Why this matters for clinical AI: Kernel methods allow clinically meaningful non-linear separability without deep networks — useful when training data is scarce (common in rare disease classification). The RBF kernel experiment made the kernel trick concrete: seeing t-SNE before/after transformation demonstrated how non-linear boundaries become linearly separable.
Key learning
Feature importance analysis beyond permutation: Using Logistic Regression coefficients to identify and ablate the two least significant features — then measuring the actual performance change — showed that "feature importance" measured statistically doesn't always match importance for model performance. A useful calibration for any feature engineering pipeline.
Fine-tuning VGG-16 on 162,770 training images (CelebA) for gender classification. Automated hyperparameter search via KerasTuner across neuron count (256/512), dropout (0.3/0.4/0.5), and optimiser (Adam/SGD). Best config: Dense(256), Dropout(0.5), Adam. Test accuracy: 0.9594. Confusion matrix: 10,844 TN · 565 FP · 242 FN · 8,216 TP. Additional experiment: mouth width index computed from CelebA landmark coordinates, split into quartiles, tested as predictor of smiling classification.
Key learnings
Automated hyperparameter search at scale: KerasTuner on a 162K-image dataset — learning how to define a search space, run trials efficiently, and interpret results without overfitting to the validation set during search. This is the production-grade alternative to manual grid search.
Facial landmark analysis as continuous variable: Computing mouth width from raw pixel coordinates, converting to an index, dividing into quartiles, and testing interaction with a classification task — multi-variable experimental design directly applicable to clinical measurement-based subgroup analysis.

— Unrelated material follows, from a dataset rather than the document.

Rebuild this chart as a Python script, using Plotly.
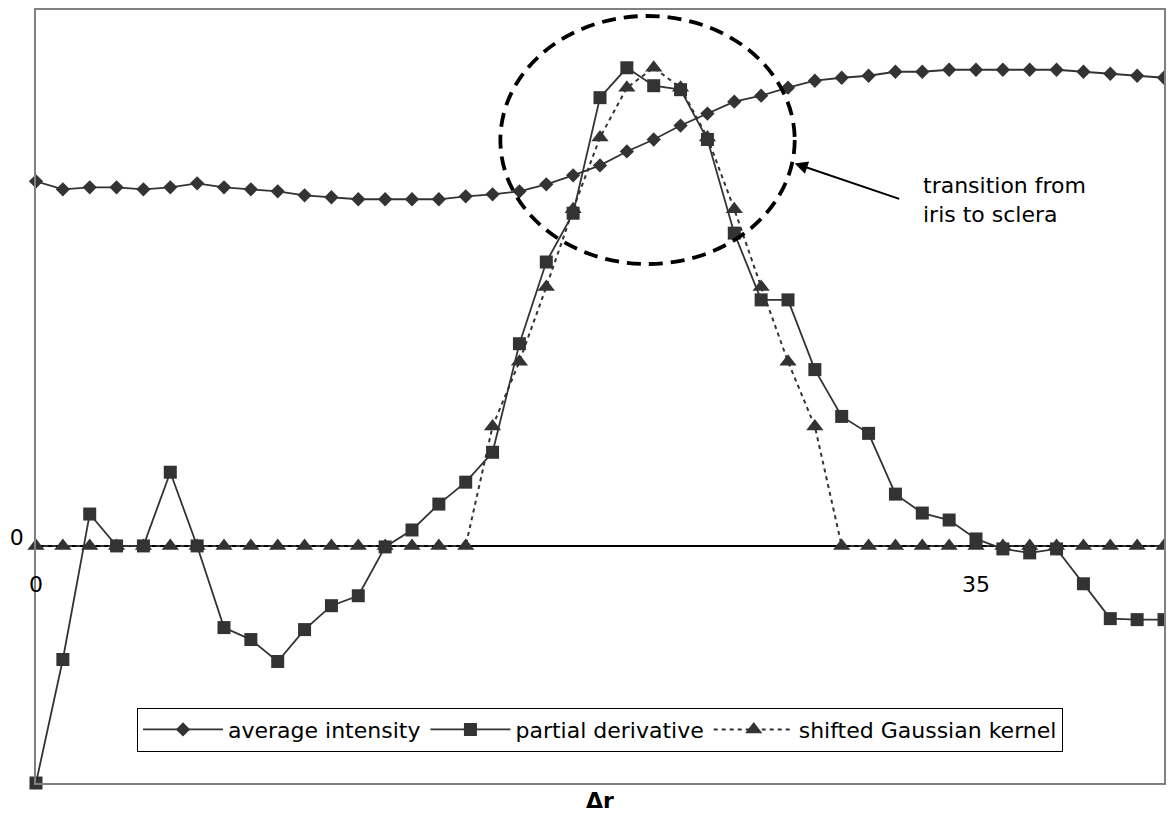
import plotly.graph_objects as go

# x positions (Δr)
x_vals = list(range(43))

# average intensity (arbitrary units, zero at baseline)
avg_intensity = [366, 358, 360, 360, 358, 360, 364, 360, 358, 356, 352, 350, 348, 348,
                 348, 348, 351, 353, 356, 363, 372, 382, 396, 408, 422, 434, 446, 452,
                 460, 467, 470, 472, 476, 476, 478, 478, 478, 478, 478, 476, 474, 472, 470]

# partial derivative
partial_derivative = [-238, -114, 32, 0, 0, 74, 0, -82, -94, -116, -84, -60, -50, -1,
                      16, 42, 64, 94, 203, 285, 334, 450, 480, 462, 458, 408, 314, 247,
                      247, 177, 130, 113, 52, 33, 26, 7, -3, -7, -3, -38, -73, -74, -74]

# shifted Gaussian kernel
gaussian_kernel = [0] * 17 + [120, 185, 260, 338, 410, 460, 480, 460, 410, 338, 260, 185, 120] + [0] * 13

series_names = ["average intensity", "partial derivative", "shifted Gaussian kernel"]
x_tickvals = [0, 35]
x_ticktext = ["0", "35"]
y_tickvals = [0]
y_ticktext = ["0"]

FONT = "DejaVu Sans"
DARK = "#333333"

X_RANGE = [0, 42]
Y_RANGE = [-238, 538]

fig = go.Figure()

fig.add_trace(go.Scatter(
    x=x_vals, y=avg_intensity, name=series_names[0], mode="lines+markers",
    line=dict(color=DARK, width=1.8),
    marker=dict(symbol="diamond", size=11, color=DARK),
    cliponaxis=False,
))
fig.add_trace(go.Scatter(
    x=x_vals, y=partial_derivative, name=series_names[1], mode="lines+markers",
    line=dict(color=DARK, width=1.8),
    marker=dict(symbol="square", size=13, color=DARK),
    cliponaxis=False,
))
fig.add_trace(go.Scatter(
    x=x_vals, y=gaussian_kernel, name=series_names[2], mode="lines+markers",
    line=dict(color=DARK, width=2, dash="4px,4px"),
    marker=dict(symbol="triangle-up", size=15, color=DARK),
    xaxis="x2", yaxis="y", cliponaxis=False,
))

zero_frac = (0 - Y_RANGE[0]) / (Y_RANGE[1] - Y_RANGE[0])

# page body has an 8px default margin, so the figure is sized to fit inside the window
fig.update_layout(
    width=1158, height=805,
    margin=dict(l=28, r=2, t=2, b=30, autoexpand=False),
    paper_bgcolor="white", plot_bgcolor="white",
    font=dict(family=FONT, size=22, color="black"),
    showlegend=True,
    legend=dict(
        orientation="h", x=0.5, xanchor="center", y=0.069, yanchor="middle",
        bordercolor="black", borderwidth=1, bgcolor="white",
        font=dict(family=FONT, size=22, color="black"),
        itemwidth=80, tracegroupgap=0,
    ),
    xaxis=dict(
        range=X_RANGE, showline=True, mirror=True, linecolor="#808080", linewidth=1.5,
        showgrid=False, zeroline=False, showticklabels=False, ticks="", automargin=False,
        title=dict(text="<b>Δr</b>", font=dict(family=FONT, size=22, color="black"), standoff=11),
    ),
    xaxis2=dict(
        range=X_RANGE, overlaying="x", anchor="free", position=zero_frac, side="bottom",
        showline=False, showgrid=False, zeroline=False, ticks="", automargin=False,
        tickvals=x_tickvals, ticktext=x_ticktext, ticklabelstandoff=23,
        tickfont=dict(family=FONT, size=22, color="black"),
    ),
    yaxis=dict(
        range=Y_RANGE, showline=True, mirror=True, linecolor="#808080", linewidth=1.5,
        showgrid=False, zeroline=True, zerolinecolor="black", zerolinewidth=1.5,
        tickvals=y_tickvals, ticktext=y_ticktext, ticks="", ticklabelstandoff=6,
        ticklabelshift=-9, automargin=False,
        tickfont=dict(family=FONT, size=22, color="black"),
    ),
)

# dashed ellipse highlighting the transition
fig.add_shape(type="circle", xref="x", yref="y", x0=17.29, x1=28.25, y0=283, y1=532,
              line=dict(color="black", width=3.8, dash="14px,8px"), layer="above")

# arrow
fig.add_annotation(x=28.25, y=384, xref="x", yref="y", text="", showarrow=True,
                   ax=106, ay=36, arrowhead=2, arrowsize=1.3, arrowwidth=2,
                   arrowcolor="black")
# callout text
fig.add_annotation(x=32.97, y=347, xref="x", yref="y", xanchor="left", yanchor="middle",
                   text="transition from<br>iris to sclera", showarrow=False, align="left",
                   font=dict(family=FONT, size=22, color="black"))

fig.write_html("out.html")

Construction and probabilistic querying of an 11-node DAG-based Bayesian Network for car fault diagnosis. Causal structure: battery age → battery dead → battery flat → {lights, gas gauge, car won't start}; alternator broken → no charging → battery flat; fanbelt broken → no charging. Probabilistic inference via marginalization — computing P(car won't start | +battery age) and multi-evidence queries by summing over intermediate variables.
Key learning
Probabilistic inference through marginalization by hand: Every other project uses gradient-based optimisation. This required manual computation of conditional probability distributions — implementing the chain rule of probability, not calling a library. Bayesian networks represent causal independence assumptions; building a DAG where direction matters gave a fundamentally different mental model of probabilistic reasoning that applies to clinical decision support (diagnosis as Bayesian inference).